**Exercise brief:** Return the listing below exactly, with the pictures dropped.
####
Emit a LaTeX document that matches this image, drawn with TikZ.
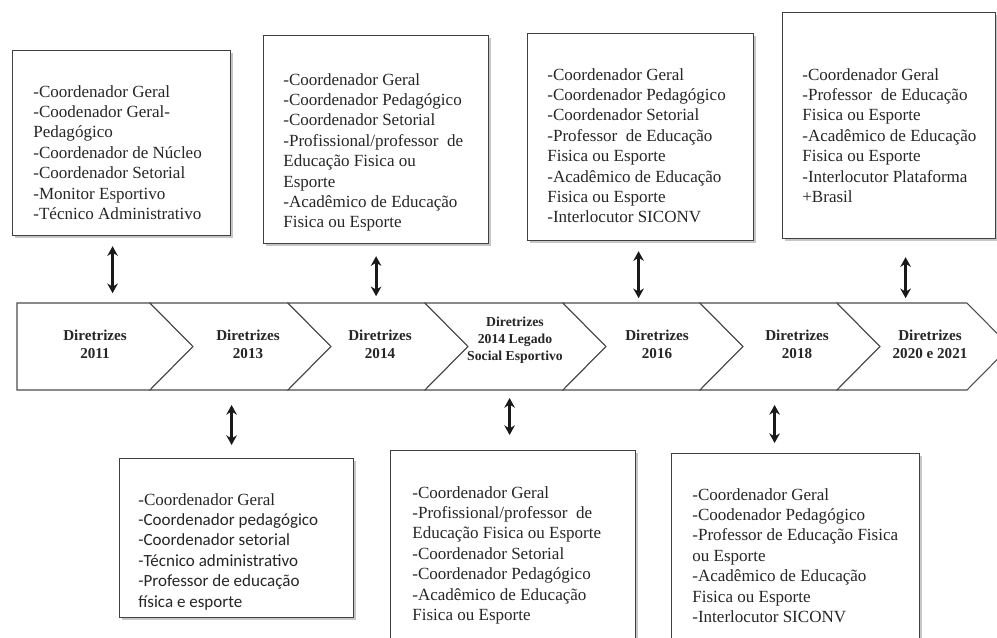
\documentclass[tikz,border=0pt]{standalone}
\usepackage{fontspec}
\setmainfont{Liberation Serif}
\newfontfamily\calibri{Carlito}
\usetikzlibrary{arrows.meta,shadows}

\tikzset{
  box/.style={draw=black!75, line width=0.7pt, fill=white, inner sep=0pt, anchor=north west,
    drop shadow={shadow xshift=1.6pt, shadow yshift=-1.6pt, opacity=0.45}},
  txt/.style={anchor=north west, align=left, inner sep=0pt, text=black!85,
    font=\fontsize{9.7}{11.6}\selectfont},
  chev/.style={draw=black!70, line width=0.6pt, fill=white},
  lbl/.style={align=center, inner sep=0pt, text=black!85,
    font=\fontsize{8.6}{10.2}\selectfont\bfseries},
  dblarrow/.style={{Stealth[length=5.5pt,width=6pt]}-{Stealth[length=5.5pt,width=6pt]},
    line width=1.7pt, black!90}
}

\begin{document}
\begin{tikzpicture}[x=0.02cm, y=-0.02cm]
  \useasboundingbox (0,0) rectangle (997,637);
  \clip (0,0) rectangle (997,637);

  % time line
  \draw[chev] (17,303) -- (150,303) -- ++(43,43.5) -- (150,390) -- (17,390) -- cycle;
  \foreach \l/\r in {150/288, 288/425, 425/563, 563/700, 700/837, 837/967}
    \draw[chev] (\l,303) -- (\r,303) -- ++(43,43.5) -- (\r,390) -- (\l,390) -- ++(43,-43.5) -- cycle;

  \node[lbl] (d1) at (95,344) {Diretrizes\\2011};
  \node[lbl] (d2) at (248,344) {Diretrizes\\2013};
  \node[lbl] (d3) at (380,344) {Diretrizes\\2014};
  \node[lbl, font=\fontsize{7.8}{9.6}\selectfont\bfseries] (d4) at (515,340) {Diretrizes\\2014 Legado\\Social Esportivo};
  \node[lbl] (d5) at (657,344) {Diretrizes\\2016};
  \node[lbl] (d6) at (797,344) {Diretrizes\\2018};
  \node[lbl] (d7) at (930,344) {Diretrizes\\2020 e 2021};

  % boxes above
  \node[box, minimum width=4.36cm, minimum height=3.7cm] (b1) at (12,50) {};
  \node[txt] (t1) at ([shift={(21,35)}]b1.north west)
    {-Coordenador Geral\\-Coodenador Geral-\\Pedagógico\\-Coordenador de Núcleo\\-Coordenador Setorial\\-Monitor Esportivo\\-Técnico Administrativo};

  \node[box, minimum width=4.5cm, minimum height=4.16cm] (b2) at (263,35) {};
  \node[txt] (t2) at ([shift={(20,38)}]b2.north west)
    {-Coordenador Geral\\-Coordenador Pedagógico\\-Coordenador Setorial\\-Profissional/professor~ de\\Educação Fisica ou\\Esporte\\-Acadêmico de Educação\\Fisica ou Esporte};

  \node[box, minimum width=4.52cm, minimum height=4.14cm] (b3) at (527,33) {};
  \node[txt] (t3) at ([shift={(20,35)}]b3.north west)
    {-Coordenador Geral\\-Coordenador Pedagógico\\-Coordenador Setorial\\-Professor~ de Educação\\Fisica ou Esporte\\-Acadêmico de Educação\\Fisica ou Esporte\\-Interlocutor SICONV};

  \node[box, minimum width=4.26cm, minimum height=4.52cm] (b4) at (782,12) {};
  \node[txt] (t4) at ([shift={(20,56)}]b4.north west)
    {-Coordenador Geral\\-Professor~ de Educação\\Fisica ou Esporte\\-Acadêmico de Educação\\Fisica ou Esporte\\-Interlocutor Plataforma\\+Brasil};

  % boxes below
  \node[box, minimum width=4.68cm, minimum height=3.18cm] (b5) at (119,458) {};
  \node[txt] (t5) at ([shift={(19,35)}]b5.north west)
    {-Coordenador Geral\\{\calibri -Coordenador pedagógico}\\{\calibri -Coordenador setorial}\\{\calibri -Técnico administrativo}\\{\calibri -Professor de educação}\\{\calibri física e esporte}};

  \node[box, minimum width=4.9cm, minimum height=4cm] (b6) at (390,450) {};
  \node[txt] (t6) at ([shift={(22,36)}]b6.north west)
    {-Coordenador Geral\\-Profissional/professor~ de\\Educação Fisica ou Esporte\\-Coordenador Setorial\\-Coordenador Pedagógico\\-Acadêmico de Educação\\Fisica ou Esporte};

  \node[box, minimum width=4.96cm, minimum height=4cm] (b7) at (671,453) {};
  \node[txt] (t7) at ([shift={(21,35)}]b7.north west)
    {-Coordenador Geral\\-Coodenador Pedagógico\\-Professor de Educação Fisica\\ou Esporte\\-Acadêmico de Educação\\Fisica ou Esporte\\-Interlocutor SICONV};

  % arrows
  \draw[dblarrow] ([shift={(-9,10)}]b1.south) -- ++(0,47);
  \draw[dblarrow] ([shift={(0,12)}]b2.south) -- ++(0,40);
  \draw[dblarrow] ([shift={(-2,10)}]b3.south) -- ++(0,47);
  \draw[dblarrow] ([shift={(16.5,18)}]b4.south) -- ++(0,41);
  \draw[dblarrow] ([shift={(-5,-13)}]b5.north) -- ++(0,-40);
  \draw[dblarrow] ([shift={(-3.5,-15)}]b6.north) -- ++(0,-37);
  \draw[dblarrow] ([shift={(-21,-10)}]b7.north) -- ++(0,-38);
\end{tikzpicture}
\end{document}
####
**Result of this exercise:**
Emit a LaTeX document that matches this image, drawn with TikZ.
\documentclass[tikz,border=0pt]{standalone}
\usepackage{fontspec}
\setmainfont{Liberation Serif}
\newfontfamily\calibri{Carlito}
\usetikzlibrary{arrows.meta,shadows}

\tikzset{
  box/.style={draw=black!75, line width=0.7pt, fill=white, inner sep=0pt, anchor=north west,
    drop shadow={shadow xshift=1.6pt, shadow yshift=-1.6pt, opacity=0.45}},
  txt/.style={anchor=north west, align=left, inner sep=0pt, text=black!85,
    font=\fontsize{9.7}{11.6}\selectfont},
  chev/.style={draw=black!70, line width=0.6pt, fill=white},
  lbl/.style={align=center, inner sep=0pt, text=black!85,
    font=\fontsize{8.6}{10.2}\selectfont\bfseries},
  dblarrow/.style={{Stealth[length=5.5pt,width=6pt]}-{Stealth[length=5.5pt,width=6pt]},
    line width=1.7pt, black!90}
}

\begin{document}
\begin{tikzpicture}[x=0.02cm, y=-0.02cm]
  \useasboundingbox (0,0) rectangle (997,637);
  \clip (0,0) rectangle (997,637);

  % time line
  \draw[chev] (17,303) -- (150,303) -- ++(43,43.5) -- (150,390) -- (17,390) -- cycle;
  \foreach \l/\r in {150/288, 288/425, 425/563, 563/700, 700/837, 837/967}
    \draw[chev] (\l,303) -- (\r,303) -- ++(43,43.5) -- (\r,390) -- (\l,390) -- ++(43,-43.5) -- cycle;

  \node[lbl] (d1) at (95,344) {Diretrizes\\2011};
  \node[lbl] (d2) at (248,344) {Diretrizes\\2013};
  \node[lbl] (d3) at (380,344) {Diretrizes\\2014};
  \node[lbl, font=\fontsize{7.8}{9.6}\selectfont\bfseries] (d4) at (515,340) {Diretrizes\\2014 Legado\\Social Esportivo};
  \node[lbl] (d5) at (657,344) {Diretrizes\\2016};
  \node[lbl] (d6) at (797,344) {Diretrizes\\2018};
  \node[lbl] (d7) at (930,344) {Diretrizes\\2020 e 2021};

  % boxes above
  \node[box, minimum width=4.36cm, minimum height=3.7cm] (b1) at (12,50) {};
  \node[txt] (t1) at ([shift={(21,35)}]b1.north west)
    {-Coordenador Geral\\-Coodenador Geral-\\Pedagógico\\-Coordenador de Núcleo\\-Coordenador Setorial\\-Monitor Esportivo\\-Técnico Administrativo};

  \node[box, minimum width=4.5cm, minimum height=4.16cm] (b2) at (263,35) {};
  \node[txt] (t2) at ([shift={(20,38)}]b2.north west)
    {-Coordenador Geral\\-Coordenador Pedagógico\\-Coordenador Setorial\\-Profissional/professor~ de\\Educação Fisica ou\\Esporte\\-Acadêmico de Educação\\Fisica ou Esporte};

  \node[box, minimum width=4.52cm, minimum height=4.14cm] (b3) at (527,33) {};
  \node[txt] (t3) at ([shift={(20,35)}]b3.north west)
    {-Coordenador Geral\\-Coordenador Pedagógico\\-Coordenador Setorial\\-Professor~ de Educação\\Fisica ou Esporte\\-Acadêmico de Educação\\Fisica ou Esporte\\-Interlocutor SICONV};

  \node[box, minimum width=4.26cm, minimum height=4.52cm] (b4) at (782,12) {};
  \node[txt] (t4) at ([shift={(20,56)}]b4.north west)
    {-Coordenador Geral\\-Professor~ de Educação\\Fisica ou Esporte\\-Acadêmico de Educação\\Fisica ou Esporte\\-Interlocutor Plataforma\\+Brasil};

  % boxes below
  \node[box, minimum width=4.68cm, minimum height=3.18cm] (b5) at (119,458) {};
  \node[txt] (t5) at ([shift={(19,35)}]b5.north west)
    {-Coordenador Geral\\{\calibri -Coordenador pedagógico}\\{\calibri -Coordenador setorial}\\{\calibri -Técnico administrativo}\\{\calibri -Professor de educação}\\{\calibri física e esporte}};

  \node[box, minimum width=4.9cm, minimum height=4cm] (b6) at (390,450) {};
  \node[txt] (t6) at ([shift={(22,36)}]b6.north west)
    {-Coordenador Geral\\-Profissional/professor~ de\\Educação Fisica ou Esporte\\-Coordenador Setorial\\-Coordenador Pedagógico\\-Acadêmico de Educação\\Fisica ou Esporte};

  \node[box, minimum width=4.96cm, minimum height=4cm] (b7) at (671,453) {};
  \node[txt] (t7) at ([shift={(21,35)}]b7.north west)
    {-Coordenador Geral\\-Coodenador Pedagógico\\-Professor de Educação Fisica\\ou Esporte\\-Acadêmico de Educação\\Fisica ou Esporte\\-Interlocutor SICONV};

  % arrows
  \draw[dblarrow] ([shift={(-9,10)}]b1.south) -- ++(0,47);
  \draw[dblarrow] ([shift={(0,12)}]b2.south) -- ++(0,40);
  \draw[dblarrow] ([shift={(-2,10)}]b3.south) -- ++(0,47);
  \draw[dblarrow] ([shift={(16.5,18)}]b4.south) -- ++(0,41);
  \draw[dblarrow] ([shift={(-5,-13)}]b5.north) -- ++(0,-40);
  \draw[dblarrow] ([shift={(-3.5,-15)}]b6.north) -- ++(0,-37);
  \draw[dblarrow] ([shift={(-21,-10)}]b7.north) -- ++(0,-38);
\end{tikzpicture}
\end{document}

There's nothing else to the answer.